Lysosomal acid lipase (LAL), encoded by the gene LIPA, facilitates the intracellular processing of
lipids by hydrolyzing
cholesteryl esters and
triacylglycerols present in newly internalized
lipoproteins. Loss-of-function mutations in LIPA result in
cholesteryl ester storage disease (CESD) or
Wolman disease when mutations cause complete loss of LAL activity. Although the phenotype of a mouse CESD model has been extensively characterized, there has not been a focus on the brain at different stages of
disease progression. In the current studies, whole-brain mass and the concentrations of
cholesterol in both the esterified (EC) and unesterified (UC) fractions were measured in Lal-/- and matching Lal+/+ mice (FVB-N strain) at ages ranging from 14 up to 280 days after birth. Compared to Lal+/+ controls at 50, 68-76, 140-142, and 230-280 days of age, Lal-/- mice had brain weights that averaged approximately 6%, 7%, 18%, and 20% less, respectively.
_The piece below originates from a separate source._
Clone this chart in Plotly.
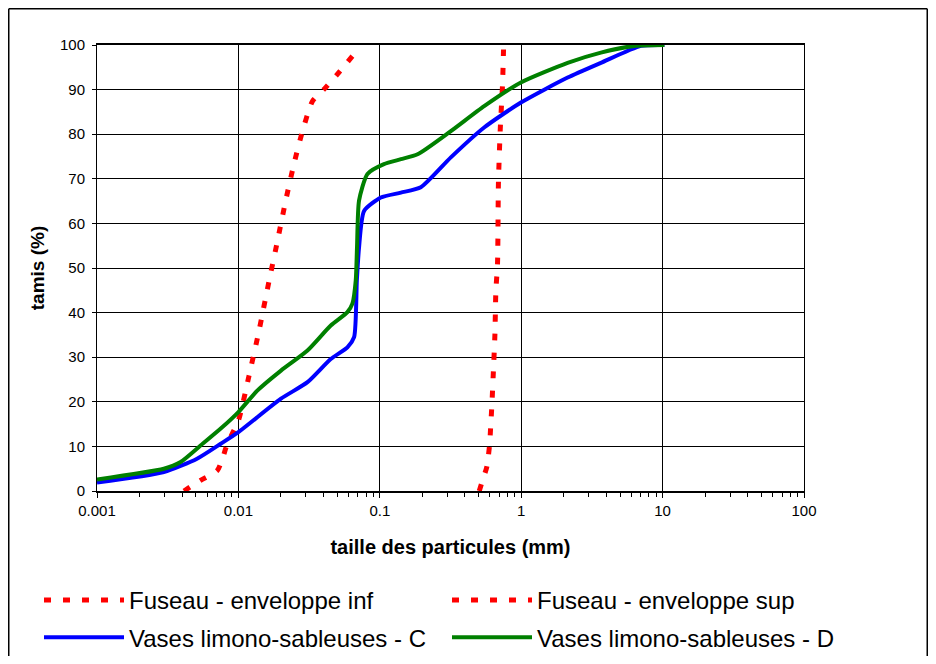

Brain EC levels were higher in the Lal-/- mice at every age, being elevated 27-fold at 230-280 days. Brain UC concentrations did not show a genotypic difference at any age. The elevated brain EC levels in the Lal-/- mice did not reflect EC in residual blood. An
mRNA expression analysis for an array of genes involved in the synthesis, catabolism, storage, and transport of
cholesterol in the brains of 141-day old mice did not detect any genotypic differences although the relative
mRNA levels for several markers of
inflammation were moderately elevated in the Lal-/- mice. The possible sites of EC accretion in the central nervous system are discussed.